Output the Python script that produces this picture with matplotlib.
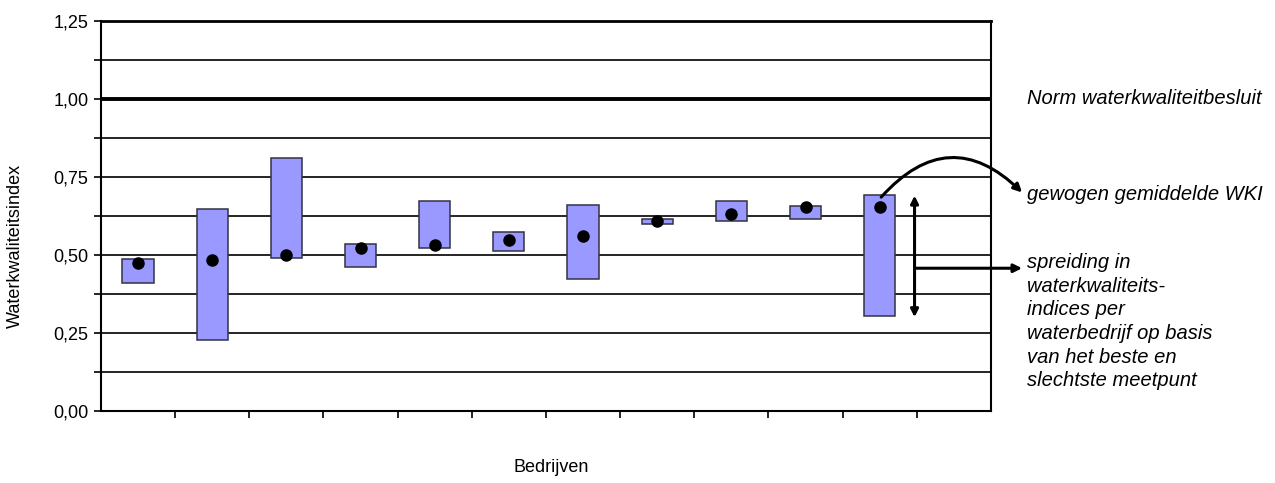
import matplotlib
matplotlib.use('Agg')
import matplotlib.pyplot as plt
import numpy as np

# data
bedrijven = list(range(11))
wki_min = [0.41, 0.228, 0.491, 0.46, 0.522, 0.511, 0.421, 0.598, 0.609, 0.615, 0.303]
wki_max = [0.487, 0.647, 0.809, 0.536, 0.673, 0.574, 0.661, 0.614, 0.673, 0.656, 0.693]
wki_gem = [0.473, 0.484, 0.50, 0.522, 0.531, 0.546, 0.559, 0.607, 0.631, 0.652, 0.653]
ytick_labels = ['0,00', '0,25', '0,50', '0,75', '1,00', '1,25']

plt.rcParams['font.family'] = ['Liberation Sans', 'DejaVu Sans']

fig = plt.figure(figsize=(12.75, 4.83), dpi=100)
ax = fig.add_axes([0.0792, 0.1497, 0.6980, 0.8068])

x = np.array(bedrijven)
hoogte = np.array(wki_max) - np.array(wki_min)
ax.bar(x, hoogte, bottom=wki_min, width=0.42, color='#9999ff',
       edgecolor='#333344', linewidth=1.1, zorder=3)
ax.plot(x, wki_gem, 'o', color='black', markersize=8, zorder=4)

# gridlines every 0.125, norm line thicker
for yy in np.arange(0.125, 1.25, 0.125):
    if abs(yy - 1.0) < 1e-6:
        ax.axhline(yy, color='black', linewidth=2.8, zorder=2)
    else:
        ax.axhline(yy, color='black', linewidth=1.2, zorder=2)

ax.set_xlim(-0.5, 11.5)
ax.set_ylim(0, 1.25)
ax.set_yticks(np.arange(0, 1.26, 0.25))
ax.set_yticklabels(ytick_labels, fontsize=13)
ax.set_yticks(np.arange(0.125, 1.25, 0.25), minor=True)
ax.set_xticks(np.arange(0.5, 11, 1.0))
ax.set_xticklabels([])
ax.tick_params(axis='both', which='both', direction='out', length=5, width=1.2, color='black')
ax.tick_params(axis='y', pad=4)
for s in ax.spines.values():
    s.set_linewidth(1.5)
ax.spines['top'].set_linewidth(2.0)

fig.text(0.012, 0.49, 'Waterkwaliteitsindex', rotation=90, fontsize=13,
         ha='center', va='center')
fig.text(0.432, 0.033, 'Bedrijven', fontsize=13, ha='center', va='center')

# annotations on the right
tekst_x = 1027 / 1275
fig.text(tekst_x, 1 - 98 / 483, 'Norm waterkwaliteitbesluit', style='italic',
         fontsize=14.5, ha='left', va='center')
fig.text(tekst_x, 1 - 194 / 483, 'gewogen gemiddelde WKI', style='italic',
         fontsize=14.5, ha='left', va='center')
fig.text(tekst_x, 1 - 253 / 483,
         'spreiding in\nwaterkwaliteits-\nindices per\nwaterbedrijf op basis\nvan het beste en\nslechtste meetpunt',
         style='italic', fontsize=14.5, ha='left', va='top', linespacing=1.31)

# double arrow showing spread
ax.annotate('', xy=(10.47, 0.30), xytext=(10.47, 0.69),
            arrowprops=dict(arrowstyle='<|-|>', color='black', lw=2.2,
                            mutation_scale=11, shrinkA=0, shrinkB=0),
            annotation_clip=False, zorder=5)
ax.annotate('', xy=(11.92, 0.457), xytext=(10.47, 0.457),
            arrowprops=dict(arrowstyle='-|>', color='black', lw=2.2,
                            mutation_scale=12, shrinkA=0, shrinkB=0),
            annotation_clip=False, zorder=5)
# curved arrow from the dot
ax.annotate('', xy=(11.92, 0.70), xytext=(10.02, 0.685),
            arrowprops=dict(arrowstyle='-|>', color='black', lw=2.2,
                            mutation_scale=12, shrinkA=0, shrinkB=0,
                            connectionstyle='arc3,rad=-0.52'),
            annotation_clip=False, zorder=5)

fig.savefig('out.png', dpi=100)
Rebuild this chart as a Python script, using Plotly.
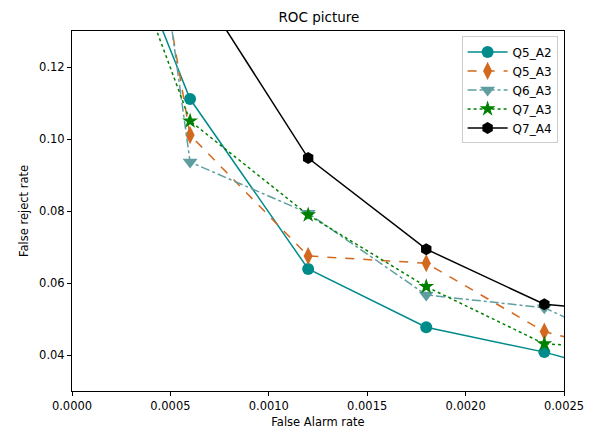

→ GIVEN TASK:
A line counts if it holds the word "matplotlib". Work out how many lines in the listing count, and give only that number.

→ COMPLETED TASK:
4